[Entries with chart source code]
----
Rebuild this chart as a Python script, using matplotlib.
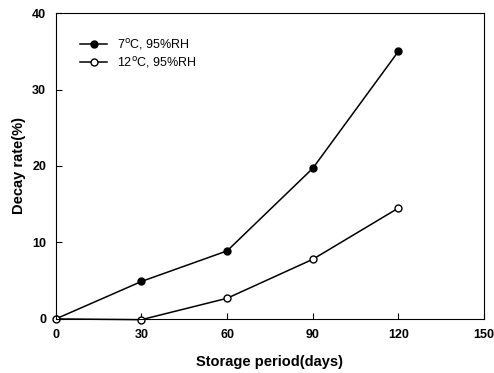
import matplotlib
matplotlib.use('Agg')
import matplotlib.pyplot as plt

plt.rcParams['font.family'] = ['Liberation Sans', 'DejaVu Sans']

# Storage data
days = [0, 30, 60, 90, 120]
decay_7c = [0, 4.9, 8.9, 19.7, 35.0]
decay_12c = [0, -0.1, 2.7, 7.8, 14.5]
labels = ['7$^{\\rm o}$C, 95%RH', '12$^{\\rm o}$C, 95%RH']

fig = plt.figure(figsize=(4.94, 3.73), dpi=100)
ax = fig.add_axes([0.113, 0.145, 0.867, 0.82])

ax.plot(days, decay_7c, marker='o', color='black', markerfacecolor='black',
        markersize=5, linewidth=1.1, label=labels[0])
ax.plot(days, decay_12c, marker='o', color='black', markerfacecolor='white',
        markersize=5, linewidth=1.1, label=labels[1], clip_on=False)

ax.set_xlim(0, 150)
ax.set_ylim(0, 40)
ax.set_xticks([0, 30, 60, 90, 120, 150])
ax.set_yticks([0, 10, 20, 30, 40])
ax.tick_params(direction='in', length=4, labelsize=9, pad=7)
for lbl in ax.get_xticklabels() + ax.get_yticklabels():
    lbl.set_fontweight('bold')

ax.set_xlabel('Storage period(days)', fontsize=10.5, fontweight='bold', labelpad=10)
ax.set_ylabel('Decay rate(%)', fontsize=10.5, fontweight='bold', labelpad=4)

ax.legend(loc='upper left', bbox_to_anchor=(0.03, 0.96), frameon=False,
          fontsize=9, handlelength=2.2, labelspacing=0.3)

plt.savefig('out.png', dpi=100)
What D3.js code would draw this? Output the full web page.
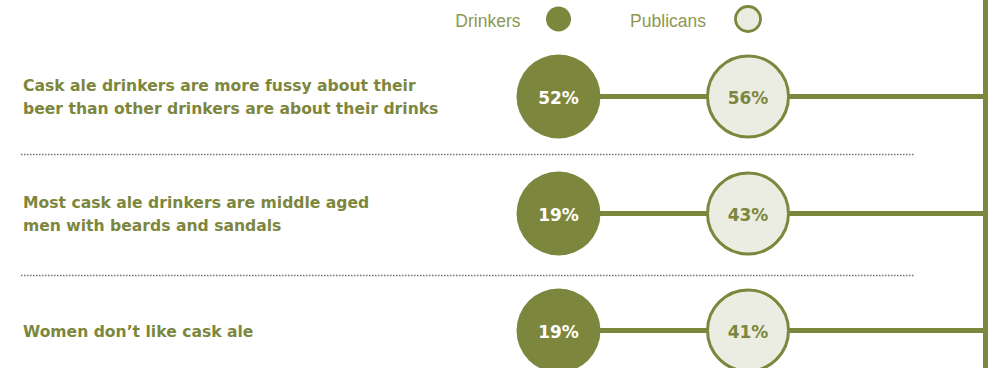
<!DOCTYPE html>
<html>
<head>
<meta charset="utf-8">
<script src="https://cdn.jsdelivr.net/npm/d3@7"></script>
<style>
  html, body { margin: 0; padding: 0; background: #ffffff; }
  svg { display: block; }
</style>
</head>
<body>
<svg id="chart" width="995" height="368"></svg>
<script>
// Survey statements (each entry is the wrapped lines of one statement)
const statements = [
  ["Cask ale drinkers are more fussy about their", "beer than other drinkers are about their drinks"],
  ["Most cask ale drinkers are middle aged", "men with beards and sandals"],
  ["Women don\u2019t like cask ale"]
];
const seriesNames = ["Drinkers", "Publicans"];
const drinkers = [52, 19, 19];
const publicans = [56, 43, 41];

const OLIVE = "#7d863d";
const PALE = "#ecede2";

const svg = d3.select("#chart");
const width = 995, height = 368;

// Rows stacked vertically, series placed side by side horizontally
const y = d3.scaleBand()
  .domain(d3.range(statements.length))
  .range([38, 389]);
const rowY = i => y(i) + y.bandwidth() / 2;

const x = d3.scalePoint()
  .domain(seriesNames)
  .range([558.5, 748]);

const railX = 985.5;
const radius = 42;

// Dotted separators between rows
const seps = svg.append("g");
for (let i = 0; i < statements.length - 1; i++) {
  const sy = y(i) + y.bandwidth() + (i === 0 ? -0.5 : 3.5);
  seps.append("line")
    .attr("x1", 21).attr("x2", 914)
    .attr("y1", sy).attr("y2", sy)
    .attr("stroke", "#707070")
    .attr("stroke-width", 1.5)
    .attr("stroke-dasharray", "1.5 1.5");
}

// Vertical rail on the right
svg.append("line")
  .attr("x1", railX).attr("x2", railX)
  .attr("y1", 0).attr("y2", height)
  .attr("stroke", OLIVE)
  .attr("stroke-width", 5);

const rows = svg.append("g").selectAll("g")
  .data(statements.map((s, i) => ({ lines: s, d: drinkers[i], p: publicans[i], i })))
  .join("g")
  .attr("transform", d => `translate(0,${rowY(d.i)})`);

// Connector from the drinkers dot to the rail
rows.append("line")
  .attr("x1", x("Drinkers")).attr("x2", railX)
  .attr("y1", 0).attr("y2", 0)
  .attr("stroke", OLIVE)
  .attr("stroke-width", 5);

// Statement text
rows.append("text")
  .attr("x", 23)
  .attr("fill", OLIVE)
  .attr("font-family", "'DejaVu Sans', sans-serif")
  .attr("font-weight", "bold")
  .attr("font-size", 15.6)
  .selectAll("tspan")
  .data(d => d.lines.map((t, k) => ({ t, k, n: d.lines.length })))
  .join("tspan")
  .attr("x", 23)
  .attr("y", d => (d.k - (d.n - 1) / 2) * 22.7 + 6)
  .text(d => d.t);

// Drinkers dot
rows.append("circle")
  .attr("cx", x("Drinkers")).attr("cy", 0)
  .attr("r", radius)
  .attr("fill", OLIVE);
rows.append("text")
  .attr("x", x("Drinkers")).attr("y", 1)
  .attr("text-anchor", "middle")
  .attr("dominant-baseline", "central")
  .attr("fill", "#ffffff")
  .attr("font-family", "'DejaVu Sans', sans-serif")
  .attr("font-weight", "bold")
  .attr("font-size", 17)
  .text(d => d.d + "%");

// Publicans dot
rows.append("circle")
  .attr("cx", x("Publicans")).attr("cy", 0)
  .attr("r", radius - 1.5)
  .attr("fill", PALE)
  .attr("stroke", OLIVE)
  .attr("stroke-width", 3);
rows.append("text")
  .attr("x", x("Publicans")).attr("y", 1)
  .attr("text-anchor", "middle")
  .attr("dominant-baseline", "central")
  .attr("fill", OLIVE)
  .attr("font-family", "'DejaVu Sans', sans-serif")
  .attr("font-weight", "bold")
  .attr("font-size", 17)
  .text(d => d.p + "%");

// Legend: name to the left of its swatch
const legendGap = { Drinkers: 38, Publicans: 42 };
const legend = svg.append("g");
seriesNames.forEach(name => {
  const cx = x(name);
  legend.append("text")
    .attr("x", cx - legendGap[name])
    .attr("y", 27)
    .attr("text-anchor", "end")
    .attr("fill", "#8d974f")
    .attr("font-family", "'Liberation Sans', Arial, sans-serif")
    .attr("font-size", 17.5)
    .text(name);
  if (name === "Drinkers") {
    legend.append("circle")
      .attr("cx", cx).attr("cy", 19).attr("r", 12.5)
      .attr("fill", OLIVE);
  } else {
    legend.append("circle")
      .attr("cx", cx).attr("cy", 19).attr("r", 12.5)
      .attr("fill", PALE)
      .attr("stroke", OLIVE)
      .attr("stroke-width", 2.8);
  }
});
</script>
</body>
</html>
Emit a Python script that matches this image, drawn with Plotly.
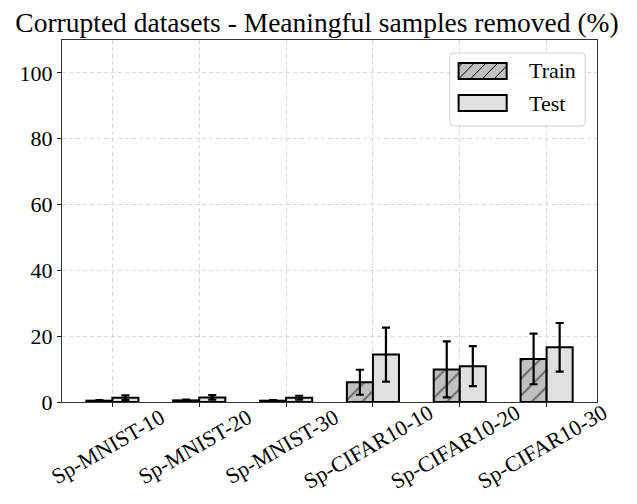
import plotly.graph_objects as go

categories = ["Sp-MNIST-10", "Sp-MNIST-20", "Sp-MNIST-30",
              "Sp-CIFAR10-10", "Sp-CIFAR10-20", "Sp-CIFAR10-30"]
train_mean = [0.4, 0.5, 0.4, 6.0, 9.9, 13.1]
train_err = [0.2, 0.2, 0.2, 3.8, 8.5, 7.7]
test_mean = [1.3, 1.4, 1.3, 14.4, 10.9, 16.6]
test_err = [0.7, 0.7, 0.6, 8.2, 6.1, 7.4]
y_ticks = [0, 20, 40, 60, 80, 100]

FONT = "Liberation Serif"
OFF = 8  # default page body margin
W, H = 637 - OFF, 504 - OFF
# plot area in page pixels
PL, PR, PT, PB = 52, 597, 40, 402
L, T = PL - OFF, PT - OFF
R, B = W - (PR - OFF), H - (PB - OFF)
PW, PH = PR - PL, PB - PT

x = list(range(len(categories)))

fig = go.Figure()
fig.add_trace(go.Bar(
    x=x, y=train_mean, name="Train", showlegend=False,
    marker=dict(color="#c0c0c0", line=dict(color="black", width=2),
                pattern=dict(shape="/", fgcolor="black", bgcolor="#c0c0c0",
                             size=12, solidity=0.15)),
    error_y=dict(type="data", array=train_err, color="black", thickness=2.2, width=4),
))
fig.add_trace(go.Bar(
    x=x, y=test_mean, name="Test", showlegend=False,
    marker=dict(color="#e0e0e0", line=dict(color="black", width=2)),
    error_y=dict(type="data", array=test_err, color="black", thickness=2.2, width=4),
))


def px(xp):
    return (xp - PL) / PW


def py(yp):
    return (PB - yp) / PH


shapes = []
# legend frame (rounded)
x0, x1, y0, y1 = 447, 585, 53, 126
r = 4
path = (f"M {px(x0 + r)},{py(y0)} L {px(x1 - r)},{py(y0)} "
        f"Q {px(x1)},{py(y0)} {px(x1)},{py(y0 + r)} L {px(x1)},{py(y1 - r)} "
        f"Q {px(x1)},{py(y1)} {px(x1 - r)},{py(y1)} L {px(x0 + r)},{py(y1)} "
        f"Q {px(x0)},{py(y1)} {px(x0)},{py(y1 - r)} L {px(x0)},{py(y0 + r)} "
        f"Q {px(x0)},{py(y0)} {px(x0 + r)},{py(y0)} Z")
shapes.append(dict(type="path", xref="paper", yref="paper", path=path,
                   fillcolor="rgba(255,255,255,0.8)", line=dict(color="#d0d0d0", width=1)))
# train swatch
sx0, sx1, ty0, ty1 = 456, 505, 63, 79
shapes.append(dict(type="rect", xref="paper", yref="paper",
                   x0=px(sx0), x1=px(sx1), y0=py(ty1), y1=py(ty0),
                   fillcolor="#c0c0c0", line=dict(width=0)))
hp = ""
step = 12
h = ty1 - ty0
for k in range(-2, 8):
    xa = sx0 + k * step
    xb = xa + h
    ya, yb = ty1, ty0
    if xa < sx0:
        ya = ty1 - (sx0 - xa)
        xa = sx0
    if xb > sx1:
        yb = ty0 + (xb - sx1)
        xb = sx1
    if xa < xb:
        hp += f"M {px(xa)},{py(ya)} L {px(xb)},{py(yb)} "
shapes.append(dict(type="path", xref="paper", yref="paper", path=hp,
                   line=dict(color="black", width=1)))
shapes.append(dict(type="rect", xref="paper", yref="paper",
                   x0=px(sx0), x1=px(sx1), y0=py(ty1), y1=py(ty0),
                   line=dict(color="black", width=2)))
# test swatch
ey0, ey1 = 95, 111
shapes.append(dict(type="rect", xref="paper", yref="paper",
                   x0=px(sx0), x1=px(sx1), y0=py(ey1), y1=py(ey0),
                   fillcolor="#e0e0e0", line=dict(color="black", width=2)))

annotations = [
    dict(text="Train", xref="paper", yref="paper", x=px(526), y=py(71),
         xanchor="left", yanchor="middle", showarrow=False,
         font=dict(family=FONT, size=22, color="black")),
    dict(text="Test", xref="paper", yref="paper", x=px(526), y=py(103),
         xanchor="left", yanchor="middle", showarrow=False,
         font=dict(family=FONT, size=22, color="black")),
]
# centred rotated category labels (matplotlib-style rotation=30, ha=center)
for xi, lab in zip(x, categories):
    annotations.append(dict(
        text=lab, xref="x", yref="paper", x=xi, y=py(453),
        xanchor="center", yanchor="middle", textangle=-30, showarrow=False,
        xshift=-4, yshift=6,
        font=dict(family=FONT, size=22, color="black")))

fig.update_layout(
    width=W, height=H,
    margin=dict(l=L, r=R, t=T, b=B),
    paper_bgcolor="white", plot_bgcolor="white",
    barmode="group", bargap=0.4, bargroupgap=0,
    font=dict(family=FONT, size=22, color="black"),
    title=dict(text="Corrupted datasets - Meaningful samples removed (%)",
               x=(317 - OFF) / W, xref="container", xanchor="center",
               y=1 - (22 - OFF) / H, yanchor="middle",
               font=dict(family=FONT, size=27.5, color="black")),
    shapes=shapes, annotations=annotations,
)
fig.update_xaxes(
    range=[-0.58, 5.58], tickmode="array", tickvals=x, showticklabels=False,
    ticks="outside", ticklen=4, tickcolor="#222",
    showline=True, linecolor="#333", linewidth=1, mirror=True,
    showgrid=True, gridcolor="#d8d8d8", griddash="4px,3px", gridwidth=1,
    zeroline=False,
)
fig.update_yaxes(
    range=[0, 110], tickmode="array", tickvals=y_ticks,
    ticks="outside", ticklen=4, tickcolor="#222",
    showline=True, linecolor="#333", linewidth=1, mirror=True,
    showgrid=True, gridcolor="#d8d8d8", griddash="4px,3px", gridwidth=1,
    zeroline=False, tickfont=dict(family=FONT, size=22),
)

fig.write_html("out.html")
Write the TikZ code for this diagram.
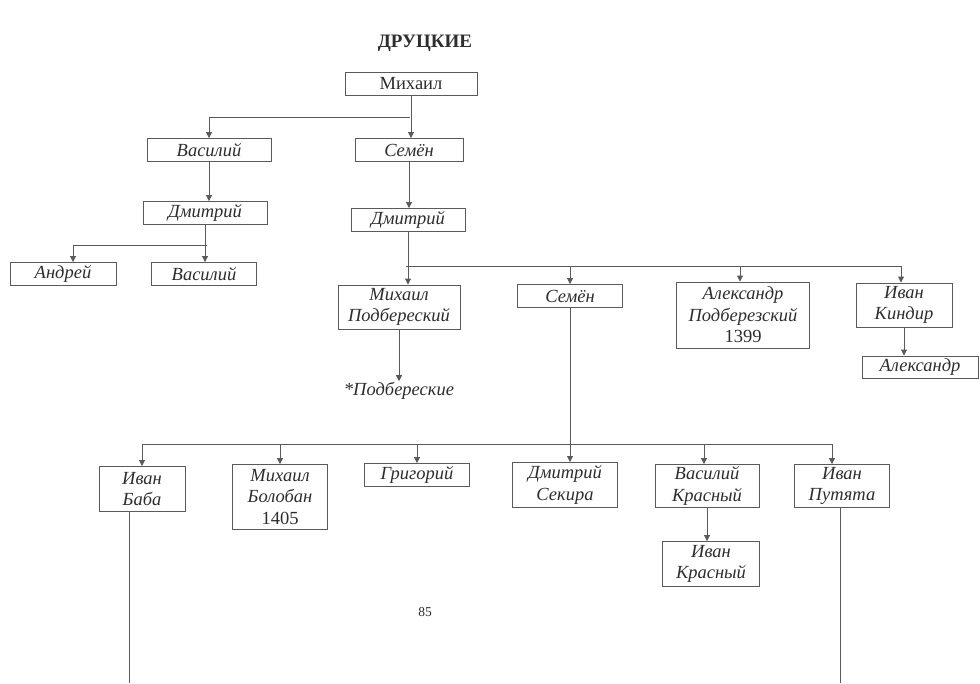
----
• _THE EXERCISE_
Hand back the exact lines from the start of the entries to the line with "ax = fig.add_axes([0.113, 0.145, 0.867, 0.82])", both ends kept and pictures left out.

• _TASK SOLUTION_
Rebuild this chart as a Python script, using matplotlib.
import matplotlib
matplotlib.use('Agg')
import matplotlib.pyplot as plt

plt.rcParams['font.family'] = ['Liberation Sans', 'DejaVu Sans']

# Storage data
days = [0, 30, 60, 90, 120]
decay_7c = [0, 4.9, 8.9, 19.7, 35.0]
decay_12c = [0, -0.1, 2.7, 7.8, 14.5]
labels = ['7$^{\\rm o}$C, 95%RH', '12$^{\\rm o}$C, 95%RH']

fig = plt.figure(figsize=(4.94, 3.73), dpi=100)
ax = fig.add_axes([0.113, 0.145, 0.867, 0.82])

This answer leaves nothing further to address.